A close family member explained that Riona, 13, Evie, 11, and nine-year-old Tiana had gone on a family visit to Cork on Good Friday morning with their uncle Patrick (their late father's brother) when their mother, who was always protective of them, subsequently called them and reminded them that she would always be near them to guide and protect them on their journey in life; she died shortly after 3pm, surrounded by family members.
"She called them her little angels," said the family member, adding that she also referred to them as "her butterflies".
In fact, a poem, penned by Anita, who had a special talent for poetry and literacy, was read at the end of the funeral mass on Easter Sunday. Written to her wee girls, it referred to them as butterflies and reassured them "to go spread their wings" and that their mother and father would be near them.
The funeral service, a Mass of the Resurrection was held in St. Joseph's Church, Ederney. It was led by the Rev. Fr.

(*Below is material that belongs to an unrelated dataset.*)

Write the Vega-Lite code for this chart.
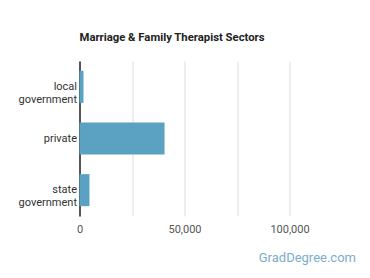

Brendan Gallagher, who delivered the Homily, and thought it was no coincidence that the girls were away. He said: "She spent her short lifetime doing everything she could to protect them, in her dying she was also being careful to protect them." Family members took part in the service, sharing in the readings, prayers and bringing up gifts to the altar. Burial took place in St. Naile's Churchyard, Kinawley. There were huge attendances at the services and also at the wake reflecting the high regard felt for Anita, a devoted wife and dedicated mother who just lived for her three daughters.
Although she had been unwell for the past four years, she dedicated her life to the girls.
She had a strong will and determination and she battled for her daughters. "They were the centre of her universe," indicated the family member, who said her main aim in life was devoted to her children. "She is at peace with Paul now - looking down and guiding the three children with Paul," believes the family member.
Anita, formerly Maguire, a daughter of the late Eugene and Teresa Maguire was raised on a farm in Kinawley. She was educated at St. Naile's primary school, Kinawley, and Mount Lourdes Convent Grammar School, Enniskillen, before continuing her studies at Magee University, where she achieved a Masters in Business Studies. The main part of her career was spent at Fermanagh College. Her interests were chiefly her home and family and she enjoyed gardening. She was very creative and very artistic and loved writing poetry; literacy was her strong point.
Anita is immediately survived by her daughters, Riona, Evie and Tiana; her sisters Angela, Helen and Carmel and her only brother Patrick; she leaves her mother-in-law Maura O'Brien, brothers-in-law Patrick O'Brien, Alan McCormick and Richard Owens, and sisters-in-law, Sharon O'Brien and Nuala Maguire; cherished nieces and nephews; the wider family circle and her many friends.
The family is very thankful to everyone for their support at this time. They acknowledge the support that Anita and the children received following Paul's death from the local community and the whole wider community. "It was exceptional," said the family member, who is deeply appreciative of the backing received.